Thursday, November 27, 2008

Kian Joo ... Nov 2008

The strategic block of 34.64% in can manufacturer Kian Joo Can Factory (KJCF) has yet to attract a buyer despite it having been put up for sale since August 2008.

A strategic partner was crucial for KJCF as it would not only put a halt to years of family dispute in the company but also boost its earnings and market share. This is the third time that the block has been put up for sale.

Sources have indicated that there have been issues relating to the price. It is learnt that the deadline for the sale is Nov 27 2008.

KPMG Advisory Services Sdn Bhd, which is the liquidator of the block of shares, declined to comment.

There are a lot of potential buyers but the (See) brothers are unable to agree on the price, among others.

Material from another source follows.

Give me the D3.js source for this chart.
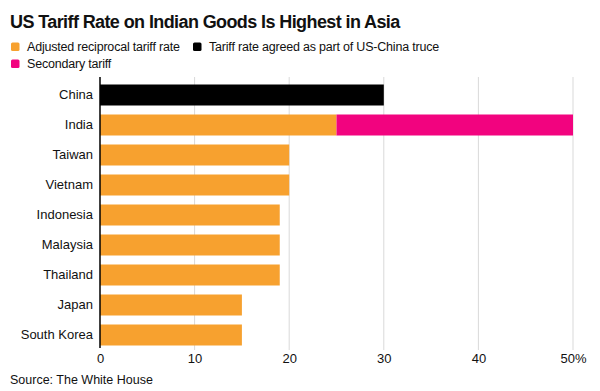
<!DOCTYPE html>
<html>
<head>
<meta charset="utf-8">
<script src="https://cdn.jsdelivr.net/npm/d3@7"></script>
<style>
	body { margin: 0; background: #fff; font-family: "Liberation Sans", Arial, sans-serif; }
	svg text { fill: #111; }
</style>
</head>
<body>
<div id="chart"></div>
<script>

var countries = ["China", "India", "Taiwan", "Vietnam", "Indonesia", "Malaysia", "Thailand", "Japan", "South Korea"]
var reciprocal = [0, 25, 20, 20, 19, 19, 19, 15, 15]
var truce = [30, 0, 0, 0, 0, 0, 0, 0, 0]
var secondary = [0, 25, 0, 0, 0, 0, 0, 0, 0]
var xTicks = [0, 10, 20, 30, 40, 50]

var seriesNames = ["Adjusted reciprocal tariff rate", "Tariff rate agreed as part of US-China truce", "Secondary tariff"]
var colors = ["#f7a12f", "#000000", "#f2037f"]

var width = 600
var height = 391
var margin = {top: 80, right: 27, bottom: 41, left: 100}

var svg = d3.select("#chart").append("svg")
	.attr("width", width)
	.attr("height", height)

svg.append("text")
	.attr("x", 10)
	.attr("y", 28)
	.style("font-size", "18px")
	.style("font-weight", "bold")
	.style("letter-spacing", "-0.6px")
	.text("US Tariff Rate on Indian Goods Is Highest in Asia")

// legend
var legendPos = [{x: 11, y: 51}, {x: 193, y: 51}, {x: 11, y: 68}]
seriesNames.forEach(function(name, i) {
	var g = svg.append("g").attr("transform", "translate(" + legendPos[i].x + "," + legendPos[i].y + ")")
	g.append("rect")
		.attr("x", 0)
		.attr("y", -8.5)
		.attr("width", 8.5)
		.attr("height", 8.5)
		.attr("rx", 1.5)
		.style("fill", colors[i])
	g.append("text")
		.attr("x", 16)
		.attr("y", 0)
		.style("font-size", "12.5px")
		.style("letter-spacing", "-0.2px")
		.text(name)
})

var x = d3.scaleLinear().domain([0, 50]).range([margin.left, width - margin.right])
var y = d3.scaleBand().domain(countries).range([margin.top, height - margin.bottom]).paddingInner(0.3).paddingOuter(0.15)

// gridlines
svg.append("g")
	.selectAll("line")
	.data(xTicks.slice(1))
	.enter().append("line")
	.attr("x1", function(d) { return x(d) })
	.attr("x2", function(d) { return x(d) })
	.attr("y1", margin.top - 3)
	.attr("y2", height - margin.bottom)
	.style("stroke", "#d9d9d9")
	.style("stroke-width", 1)

var rows = countries.map(function(c, i) {
	return {country: c, reciprocal: reciprocal[i], truce: truce[i], secondary: secondary[i]}
})

var stack = d3.stack().keys(["reciprocal", "truce", "secondary"])(rows)

svg.append("g")
	.selectAll("g")
	.data(stack)
	.enter().append("g")
	.style("fill", function(d, i) { return colors[i] })
	.selectAll("rect")
	.data(function(d) { return d })
	.enter().append("rect")
	.attr("x", function(d) { return x(d[0]) })
	.attr("y", function(d) { return y(d.data.country) })
	.attr("width", function(d) { return x(d[1]) - x(d[0]) })
	.attr("height", y.bandwidth())

// y axis
var yAxis = svg.append("g")
	.attr("transform", "translate(" + margin.left + ",0)")
	.call(d3.axisLeft(y).tickSize(0).tickPadding(7))
yAxis.select(".domain").remove()
yAxis.selectAll("text").style("font-size", "13px").style("font-family", "Liberation Sans, Arial, sans-serif").attr("fill", "#111")

svg.append("line")
	.attr("x1", x(0))
	.attr("x2", x(0))
	.attr("y1", margin.top - 3)
	.attr("y2", height - margin.bottom - 2)
	.style("stroke", "#000")
	.style("stroke-width", 1.5)

// x axis
var xAxis = svg.append("g")
	.attr("transform", "translate(0," + (height - margin.bottom) + ")")
	.call(d3.axisBottom(x).tickValues(xTicks).tickSize(0).tickPadding(4)
		.tickFormat(function(d) { return d === 50 ? d + "%" : d }))
xAxis.select(".domain").remove()
xAxis.selectAll("text").style("font-size", "13px").style("font-family", "Liberation Sans, Arial, sans-serif").attr("fill", "#111")

svg.append("text")
	.attr("x", 10)
	.attr("y", 384)
	.style("font-size", "12.5px")
	.text("Source: The White House")

</script>
</body>
</html>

Based on yesterday’s price of RM1.03 per share, the block of 153.86 million shares is valued at RM158.5mil.

Latest filings to Bursa Malaysia show that Teow Chuan owns a direct stake of 2.97%, or 13.18 million shares, in KJCF. His indirect stake stands at 35.2% or 156.37 million shares.

As at May 2008, KJCF’s market share of the aluminium can business in Malaysia was about 70%. It had an estimated 50% market share of the tin can market, 10% to 15% of the corrugated carton market and about 30% of the market for polyethylene terephthalate bottles.

Among the companies that had submitted bids for the stake included Can-One Bhd.